Un rumor que le llegó desde arriba le recordó que uno de aquellos juegos de huellas era realmente muy reciente. Quienquiera que las hubiese dejado estaba un piso más arriba y se movía con cautela. Ulrika escuchó con más atención. Los pasos, aunque sigilosos, eran pesados y su sonido correspondía al golpe sordo propio de las botas. Un hombre, entonces, y no era pequeño. Desenvainó el sable y avanzó con todo el sigilo del que era capaz. A pesar de todo, las tablas rechinaron, pero muy suavemente. El sonido del corazón que latía en el piso de arriba no dio muestras de alarma.
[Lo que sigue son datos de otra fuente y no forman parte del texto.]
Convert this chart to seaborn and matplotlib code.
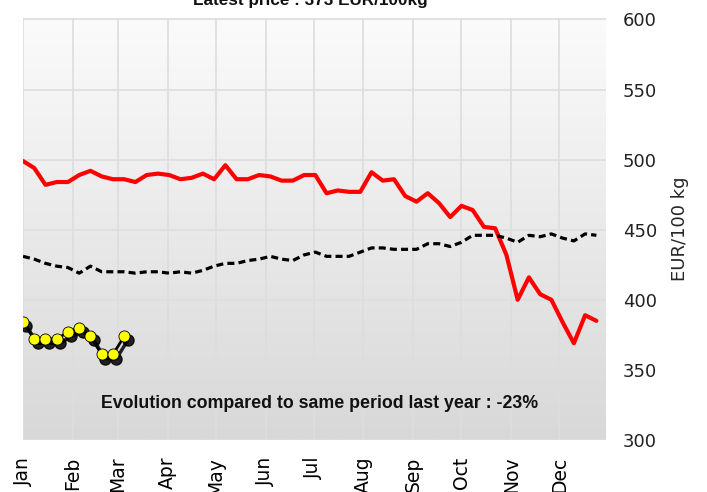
import numpy as np
import pandas as pd
import seaborn as sns
import matplotlib.pyplot as plt
from matplotlib.colors import LinearSegmentedColormap
from matplotlib.transforms import ScaledTranslation

# weekly prices, EUR/100kg
price_season = [499, 494, 482, 484, 484, 489, 492, 488, 486, 486,
                484, 489, 490, 489, 486, 487, 490, 486, 496, 486,
                486, 489, 488, 485, 485, 489, 489, 476, 478, 477,
                477, 491, 485, 486, 474, 470, 476, 469, 459, 467,
                464, 452, 451, 432, 400, 416, 404, 400, 384, 369,
                389, 385]
price_last_year = [431, 429, 426, 424, 423, 419, 424, 420, 420, 420,
                   419, 420, 420, 419, 420, 419, 421, 424, 426, 426,
                   428, 429, 431, 429, 428, 432, 434, 431, 431, 431,
                   434, 437, 437, 436, 436, 436, 440, 440, 438, 441,
                   446, 446, 446, 444, 441, 446, 445, 447, 444, 442,
                   447, 446]
price_current = [384, 372, 372, 372, 377, 380, 374, 361, 361, 374]

month_labels = ['Jan', 'Feb', 'Mar', 'Apr', 'May', 'Jun',
                'Jul', 'Aug', 'Sep', 'Oct', 'Nov', 'Dec']
month_start_day = [0, 31, 59, 90, 120, 151, 181, 212, 243, 273, 304, 334]
y_ticks = [300, 350, 400, 450, 500, 550, 600]

latest_price = 373
evolution = -23

day_season = np.arange(len(price_season)) * 7
day_last = np.arange(len(price_last_year)) * 7
day_current = np.arange(len(price_current)) * 7

sns.set_style("white")
bold_font = ['Liberation Sans', 'DejaVu Sans']

fig = plt.figure(figsize=(7.07, 4.92), dpi=100)
ax = fig.add_axes([23 / 707, 1 - 440 / 492, 583 / 707, 422 / 492])

# background gradient, near white at the top to light grey at the bottom
bg_cmap = LinearSegmentedColormap.from_list('bg', ['#fbfbfb', '#d8d8d8'])
grad = np.linspace(0, 1, 256).reshape(-1, 1)
ax.imshow(grad, extent=[0, 1, 0, 1], transform=ax.transAxes, cmap=bg_cmap,
          aspect='auto', zorder=0)

sns.lineplot(x=day_season, y=price_season, ax=ax, color='#ff0000',
             linewidth=3, zorder=3)
sns.lineplot(x=day_last, y=price_last_year, ax=ax, color='black',
             linewidth=2.3, linestyle=(0, (2.2, 1.3)), zorder=3)

# shadow for the current year series
shadow = ax.transData + ScaledTranslation(2.5 / 72, -3 / 72, fig.dpi_scale_trans)
ax.plot(day_current, price_current, color='black', linewidth=2.5,
        marker='o', markersize=8, markerfacecolor='black', alpha=0.85,
        transform=shadow, zorder=4)
sns.lineplot(x=day_current, y=price_current, ax=ax, color='black',
             linewidth=2, marker='o', markersize=8,
             markerfacecolor='#ffff00', markeredgecolor='black',
             markeredgewidth=0.6, zorder=5)

ax.set_xlim(0, 363)
ax.set_ylim(300, 601)
ax.set_xticks(month_start_day)
ax.set_xticklabels(month_labels, rotation=90, fontsize=13.5, color='black')
ax.set_yticks(y_ticks)
ax.set_yticklabels([str(v) for v in y_ticks], fontsize=13, color='#222222')
ax.yaxis.tick_right()
ax.yaxis.set_label_position('right')
ax.tick_params(axis='y', length=0, pad=12)
ax.tick_params(axis='x', length=0, pad=12)
ax.set_ylabel('EUR/100 kg', fontsize=13, labelpad=10)
ax.set_xlabel('')
ax.grid(True, color='#dddddd', linewidth=1.2, zorder=1)
ax.set_axisbelow(True)
for s in ax.spines.values():
    s.set_visible(False)

ax.text(0.508, 0.075, f'Evolution compared to same period last year : {evolution}%',
        transform=ax.transAxes, ha='center', va='baseline', fontsize=12.8,
        fontweight='bold', color='#111111', family=bold_font, zorder=6)

fig.text(310 / 707, 1 - 5 / 492, f'Latest price : {latest_price} EUR/100kg',
         ha='center', va='baseline', fontsize=12.3, fontweight='bold',
         color='#111111', family=bold_font)

fig.savefig('out.png', dpi=100)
Las puertas ante las que pasó cuando iba hacia la escalera estaban abiertas y dejaban ver el propósito final de la casa. En cada habitación había hileras de camas, y en cada una de ellas, envuelto en sábanas sucias, yacía un cuerpo que era ya más esqueleto que cadáver. Entre las camas, y desplomados sobre ellas, había otros cuerpos que llevaban el hábito blanco de las hermanas de Shallya; al parecer, habían sucumbido a la plaga cuando aún desempeñaban sus funciones. Ulrika se preguntó si se habrían ofrecido como voluntarias para que las encerraran con sus pacientes o si habrían caído enfermas mientras los trataban y abandonadas junto con el resto. No lo sabía, pero se sintió conmovida por la nobleza de unas mujeres capaces de continuar ayudando a otros después de haber sido condenadas a la misma muerte que ellos.
Entró en la escalera y alzó la mirada hacia el primer piso. Una luz amarilla y unas sombras que se movían sobre las paredes le indicaron que la persona de arriba tenía un farol. A continuación, la luz desapareció de repente y los pasos se amortiguaron. La persona había entrado en una habitación. Perfecto.
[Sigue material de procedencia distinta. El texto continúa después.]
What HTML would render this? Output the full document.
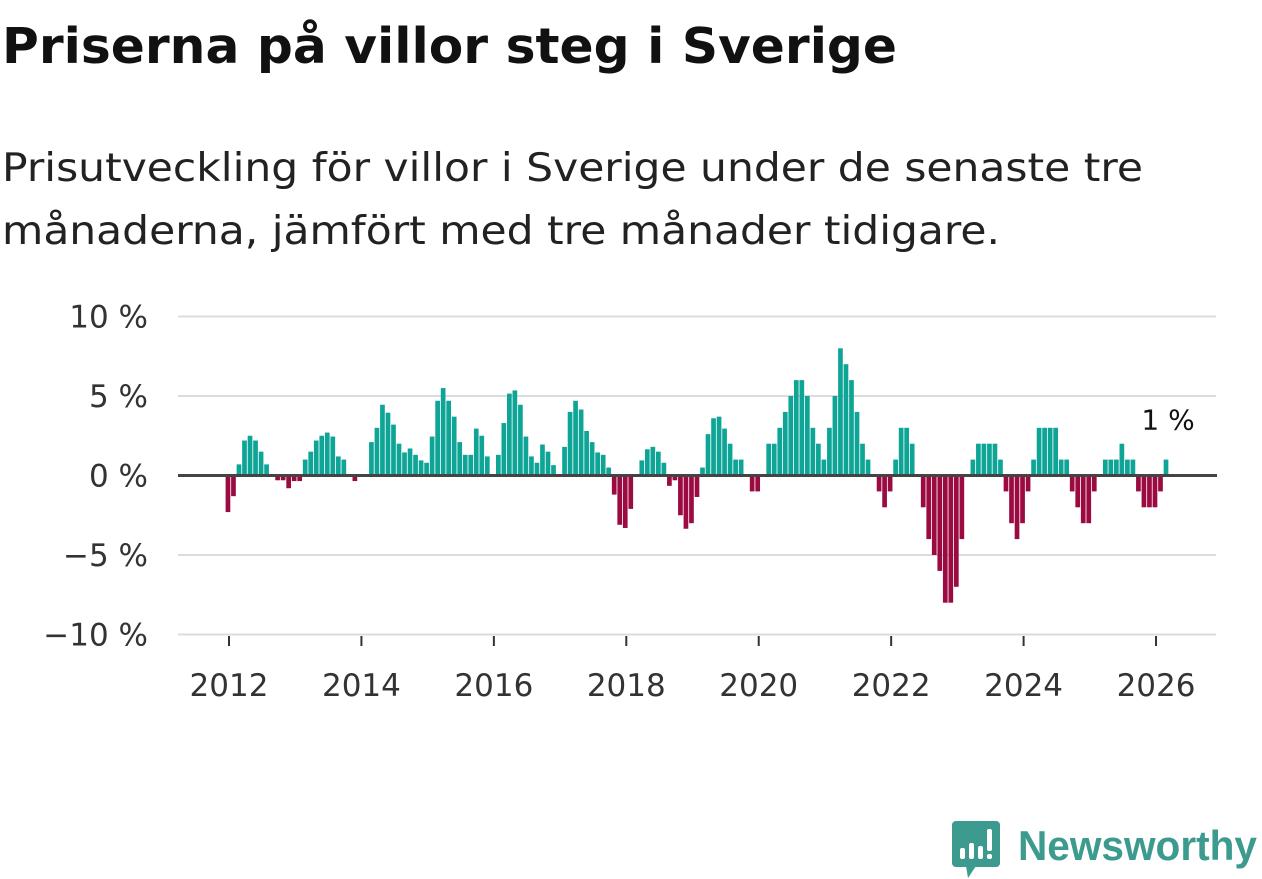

Ulrika subió sigilosa y rápidamente por la escalera, manteniéndose pegada a la pared, donde los escalones crujirían menos, y llegó al rellano. Una puerta daba acceso al corredor del primer piso, mientras que la escalera continuaba zigzagueando hacia los pisos supervisores. Se acuclilló ante la puerta del corredor y escuchó.
Los pasos volvían a hacerse más sonoros y la luz más brillante. La presa estaba saliendo de la habitación en la que había entrado. Volvió a deslizarse hacia la oscuridad de la escalera para esperar a que entrara en otra habitación, pero no lo hizo. La luz se aproximó. Se acercaba por el corredor.
Ella se apartó más y subió los primeros escalones del tramo que ascendía al piso siguiente al tiempo que aferraba el sable con fuerza, preparada para saltar.
La luz y los pasos se detuvieron justo más allá de la escalera, y Ulrika oyó que el hombre se volvía hacia uno y otro lado, como si sopesara las opciones. Inhaló cuando le llegó su olor, y entonces quedó inmóvil al reconocerlo. ¡Era el templario cazador de brujas! ¡El de las cloacas!
Dio un involuntario paso atrás. ¿Qué debía hacer? ¿Huir? ¿Matarlo? ¿Debía interrogarlo?
El cazador de brujas entró en la escalera al tiempo que alzaba el farol para ascender al piso siguiente, y entonces se detuvo en seco y se quedó mirando fijamente a Ulrika, que estaba acuclillada sobre los escalones.
—Vos —dijo.
Ulrika tragó saliva.
—Templario Holmann —respondió—. Nos volvemos a encontrar.